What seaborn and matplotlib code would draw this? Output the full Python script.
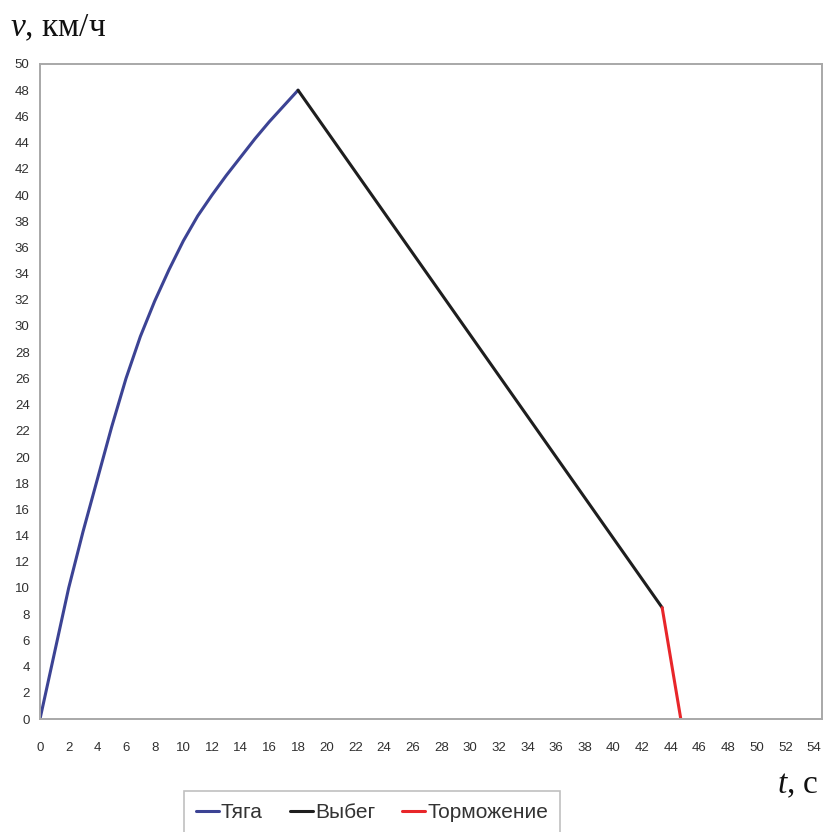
import matplotlib
matplotlib.use("Agg")
import matplotlib.pyplot as plt
import seaborn as sns
import pandas as pd

# Speed vs. time for one run: traction, coasting and braking phases
phases = ["Тяга", "Выбег", "Торможение"]
traction_t = [0, 1, 2, 3, 4, 5, 6, 7, 8, 9, 10, 11, 12, 13, 14, 15, 16, 17, 18]
traction_v = [0, 5.0, 10.0, 14.3, 18.3, 22.3, 26.0, 29.2, 31.9, 34.3, 36.5,
              38.4, 40.0, 41.5, 42.9, 44.3, 45.6, 46.8, 48.0]
coast_t = [18, 43.4]
coast_v = [48.0, 8.5]
brake_t = [43.4, 44.7]
brake_v = [8.5, 0.0]

x_ticks = list(range(0, 55, 2))
y_ticks = list(range(0, 51, 2))

phase_colors = {"Тяга": "#3c4394", "Выбег": "#1e1e1e", "Торможение": "#e8262a"}

df = pd.concat([
    pd.DataFrame({"t": traction_t, "v": traction_v, "phase": phases[0]}),
    pd.DataFrame({"t": coast_t, "v": coast_v, "phase": phases[1]}),
    pd.DataFrame({"t": brake_t, "v": brake_v, "phase": phases[2]}),
], ignore_index=True)

sns.set_style("white")
plt.rcParams["font.family"] = ["Liberation Sans", "DejaVu Sans"]
plt.rcParams["mathtext.fontset"] = "custom"
plt.rcParams["mathtext.it"] = "Liberation Serif:italic"
plt.rcParams["mathtext.rm"] = "Liberation Serif"

W, H = 825, 832
fig = plt.figure(figsize=(W / 100, H / 100), dpi=100)
ax = fig.add_axes([40 / W, 1 - 719 / H, (822 - 40) / W, (719 - 64) / H])

sns.lineplot(data=df, x="t", y="v", hue="phase", hue_order=phases,
             palette=phase_colors, estimator=None, sort=False,
             linewidth=2.2, ax=ax, legend=True)

ax.set_xlim(0, 54.55)
ax.set_ylim(0, 50)
ax.set_xticks(x_ticks)
ax.set_yticks(y_ticks)
ax.set_xlabel("")
ax.set_ylabel("")

frame_color = "#a8a8a8"
for side in ["left", "right", "top", "bottom"]:
    ax.spines[side].set_visible(True)
    ax.spines[side].set_color(frame_color)
    ax.spines[side].set_linewidth(1.4)

tick_color = "#303030"
ax.tick_params(axis="y", direction="out", length=3.5, width=0.8,
               color=frame_color, pad=4, labelsize=9.5, labelcolor=tick_color)
ax.tick_params(axis="x", direction="inout", length=5, width=0.8,
               color=frame_color, pad=14, labelsize=9.5, labelcolor=tick_color)

# Axis captions in a serif face, variable names in italics
fig.text(10 / W, 1 - 36 / H, r"$v$, км/ч", family=["Liberation Serif", "DejaVu Serif"],
         fontsize=24, ha="left", va="baseline", color="#111111")
fig.text(819 / W, 1 - 793 / H, r"$t$, с", family=["Liberation Serif", "DejaVu Serif"],
         fontsize=24, ha="right", va="baseline", color="#111111")

handles, labels = ax.get_legend_handles_labels()
ax.legend_.remove()
leg = fig.legend(handles, labels, loc="upper center",
                 bbox_to_anchor=(372 / W, 1 - 781 / H), ncol=3,
                 frameon=True, fontsize=15, handlelength=1.1, handletextpad=0.1,
                 columnspacing=1.3, borderpad=0.55, fancybox=False)
leg.get_frame().set_edgecolor("#b0b0b0")
leg.get_frame().set_linewidth(1.2)
for text in leg.get_texts():
    text.set_color("#333333")

fig.savefig("out.png", dpi=100, facecolor="white")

* * *

▶ _Directions_:
Copy the listing in full and without alteration, omitting every picture.

▶ _Output for this task_:
What seaborn and matplotlib code would draw this? Output the full Python script.
import matplotlib
matplotlib.use("Agg")
import matplotlib.pyplot as plt
import seaborn as sns
import pandas as pd

# Speed vs. time for one run: traction, coasting and braking phases
phases = ["Тяга", "Выбег", "Торможение"]
traction_t = [0, 1, 2, 3, 4, 5, 6, 7, 8, 9, 10, 11, 12, 13, 14, 15, 16, 17, 18]
traction_v = [0, 5.0, 10.0, 14.3, 18.3, 22.3, 26.0, 29.2, 31.9, 34.3, 36.5,
              38.4, 40.0, 41.5, 42.9, 44.3, 45.6, 46.8, 48.0]
coast_t = [18, 43.4]
coast_v = [48.0, 8.5]
brake_t = [43.4, 44.7]
brake_v = [8.5, 0.0]

x_ticks = list(range(0, 55, 2))
y_ticks = list(range(0, 51, 2))

phase_colors = {"Тяга": "#3c4394", "Выбег": "#1e1e1e", "Торможение": "#e8262a"}

df = pd.concat([
    pd.DataFrame({"t": traction_t, "v": traction_v, "phase": phases[0]}),
    pd.DataFrame({"t": coast_t, "v": coast_v, "phase": phases[1]}),
    pd.DataFrame({"t": brake_t, "v": brake_v, "phase": phases[2]}),
], ignore_index=True)

sns.set_style("white")
plt.rcParams["font.family"] = ["Liberation Sans", "DejaVu Sans"]
plt.rcParams["mathtext.fontset"] = "custom"
plt.rcParams["mathtext.it"] = "Liberation Serif:italic"
plt.rcParams["mathtext.rm"] = "Liberation Serif"

W, H = 825, 832
fig = plt.figure(figsize=(W / 100, H / 100), dpi=100)
ax = fig.add_axes([40 / W, 1 - 719 / H, (822 - 40) / W, (719 - 64) / H])

sns.lineplot(data=df, x="t", y="v", hue="phase", hue_order=phases,
             palette=phase_colors, estimator=None, sort=False,
             linewidth=2.2, ax=ax, legend=True)

ax.set_xlim(0, 54.55)
ax.set_ylim(0, 50)
ax.set_xticks(x_ticks)
ax.set_yticks(y_ticks)
ax.set_xlabel("")
ax.set_ylabel("")

frame_color = "#a8a8a8"
for side in ["left", "right", "top", "bottom"]:
    ax.spines[side].set_visible(True)
    ax.spines[side].set_color(frame_color)
    ax.spines[side].set_linewidth(1.4)

tick_color = "#303030"
ax.tick_params(axis="y", direction="out", length=3.5, width=0.8,
               color=frame_color, pad=4, labelsize=9.5, labelcolor=tick_color)
ax.tick_params(axis="x", direction="inout", length=5, width=0.8,
               color=frame_color, pad=14, labelsize=9.5, labelcolor=tick_color)

# Axis captions in a serif face, variable names in italics
fig.text(10 / W, 1 - 36 / H, r"$v$, км/ч", family=["Liberation Serif", "DejaVu Serif"],
         fontsize=24, ha="left", va="baseline", color="#111111")
fig.text(819 / W, 1 - 793 / H, r"$t$, с", family=["Liberation Serif", "DejaVu Serif"],
         fontsize=24, ha="right", va="baseline", color="#111111")

handles, labels = ax.get_legend_handles_labels()
ax.legend_.remove()
leg = fig.legend(handles, labels, loc="upper center",
                 bbox_to_anchor=(372 / W, 1 - 781 / H), ncol=3,
                 frameon=True, fontsize=15, handlelength=1.1, handletextpad=0.1,
                 columnspacing=1.3, borderpad=0.55, fancybox=False)
leg.get_frame().set_edgecolor("#b0b0b0")
leg.get_frame().set_linewidth(1.2)
for text in leg.get_texts():
    text.set_color("#333333")

fig.savefig("out.png", dpi=100, facecolor="white")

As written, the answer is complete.